_DATASET EXTRACT_.
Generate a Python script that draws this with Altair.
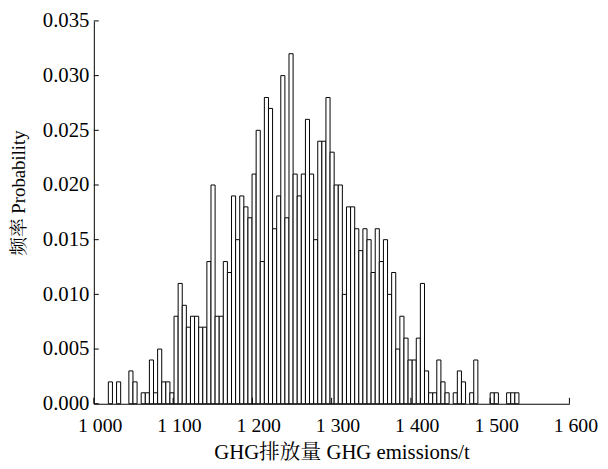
import altair as alt
import pandas as pd

# Histogram of 1000 simulated GHG emission values, 100 equal bins
counts = [2, 0, 2, 0, 0, 3, 2, 0, 1, 1, 4, 1, 5, 2, 2, 1,
          8, 11, 9, 7, 8, 8, 7, 7, 13, 20, 8, 8,
          13, 12, 19, 15, 19, 18, 17, 21, 25, 13, 28, 27,
          16, 19, 30, 17, 32, 21, 19, 21, 26, 21, 15, 24, 24,
          28, 23, 20, 20, 10, 18, 18, 16, 14, 16, 15,
          12, 16, 13, 15, 10, 12, 5, 8, 6, 4, 4, 6, 11,
          3, 1, 1, 4, 2, 1, 0, 1, 3, 2, 0, 1, 4, 0, 0, 0, 1, 1, 0, 0, 1, 1, 1]
n_samples = 1000
bin_start = 1018.3
bin_width = 5.18

x_ticks = [1000, 1100, 1200, 1300, 1400, 1500, 1600]
y_ticks = [0.0, 0.005, 0.010, 0.015, 0.020, 0.025, 0.030, 0.035]

df = pd.DataFrame({
    "lo": [bin_start + i * bin_width for i in range(len(counts))],
    "hi": [bin_start + (i + 1) * bin_width for i in range(len(counts))],
    "p": [c / n_samples for c in counts],
})
df = df[df["p"] > 0]

FONT = "Liberation Serif, Times New Roman, Noto Serif CJK SC, Noto Sans CJK SC, serif"
W, H = 482, 388

xscale = alt.Scale(domain=[1000, 1600], nice=False, zero=False)
yscale = alt.Scale(domain=[0, 0.035], nice=False)

xaxis = alt.Axis(title="GHG排放量 GHG emissions/t", values=x_ticks, ticks=False,
                 labelExpr="replace(format(datum.value, ','), ',', ' ')",
                 labelPadding=12, labelOffset=6, labelFontSize=20, labelFlush=False,
                 labelOverlap=False,
                 titlePadding=7, titleFontSize=21, titleX=251,
                 grid=False, domainColor="black", domainWidth=1)
yaxis = alt.Axis(title="频率 Probability", values=y_ticks, ticks=False, format=".3f",
                 labelPadding=5, labelFontSize=21, labelFlush=False, labelOverlap=False,
                 titlePadding=14, titleFontSize=19, titleY=174,
                 grid=False, domainColor="black", domainWidth=1)

bars = alt.Chart(df).mark_bar(fill="white", stroke="black", strokeWidth=1).encode(
    x=alt.X("lo:Q", scale=xscale, axis=xaxis, title="GHG排放量 GHG emissions/t"),
    x2="hi:Q",
    y=alt.Y("p:Q", scale=yscale, axis=yaxis, title="频率 Probability"),
    y2=alt.datum(0),
)

xt = alt.Chart(pd.DataFrame({"lo": x_ticks})).mark_rule(color="black", strokeWidth=1).encode(
    x=alt.X("lo:Q", scale=xscale, axis=xaxis, title="GHG排放量 GHG emissions/t"),
    y=alt.value(H), y2=alt.value(H - 6),
)
yt = alt.Chart(pd.DataFrame({"p": y_ticks})).mark_rule(color="black", strokeWidth=1).encode(
    y=alt.Y("p:Q", scale=yscale, axis=yaxis, title="频率 Probability"),
    x=alt.value(0), x2=alt.value(5),
)

chart = alt.layer(bars, xt, yt).properties(
    width=W, height=H,
    autosize=alt.AutoSizeParams(type="none"),
    padding={"left": 87, "top": 10, "right": 31, "bottom": 60},
).configure_view(stroke=None).configure_axis(
    labelFont=FONT, titleFont=FONT,
    labelColor="black", titleColor="black", titleFontWeight="normal",
)

chart.save("out.html", embed_options={"renderer": "svg", "actions": False})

_TASK_. Look at the listing and set down only the lines from its start through the line with "bin_width = 5.18", word for word and without pictures.

_RESULT BELOW_.
Generate a Python script that draws this with Altair.
import altair as alt
import pandas as pd

# Histogram of 1000 simulated GHG emission values, 100 equal bins
counts = [2, 0, 2, 0, 0, 3, 2, 0, 1, 1, 4, 1, 5, 2, 2, 1,
          8, 11, 9, 7, 8, 8, 7, 7, 13, 20, 8, 8,
          13, 12, 19, 15, 19, 18, 17, 21, 25, 13, 28, 27,
          16, 19, 30, 17, 32, 21, 19, 21, 26, 21, 15, 24, 24,
          28, 23, 20, 20, 10, 18, 18, 16, 14, 16, 15,
          12, 16, 13, 15, 10, 12, 5, 8, 6, 4, 4, 6, 11,
          3, 1, 1, 4, 2, 1, 0, 1, 3, 2, 0, 1, 4, 0, 0, 0, 1, 1, 0, 0, 1, 1, 1]
n_samples = 1000
bin_start = 1018.3
bin_width = 5.18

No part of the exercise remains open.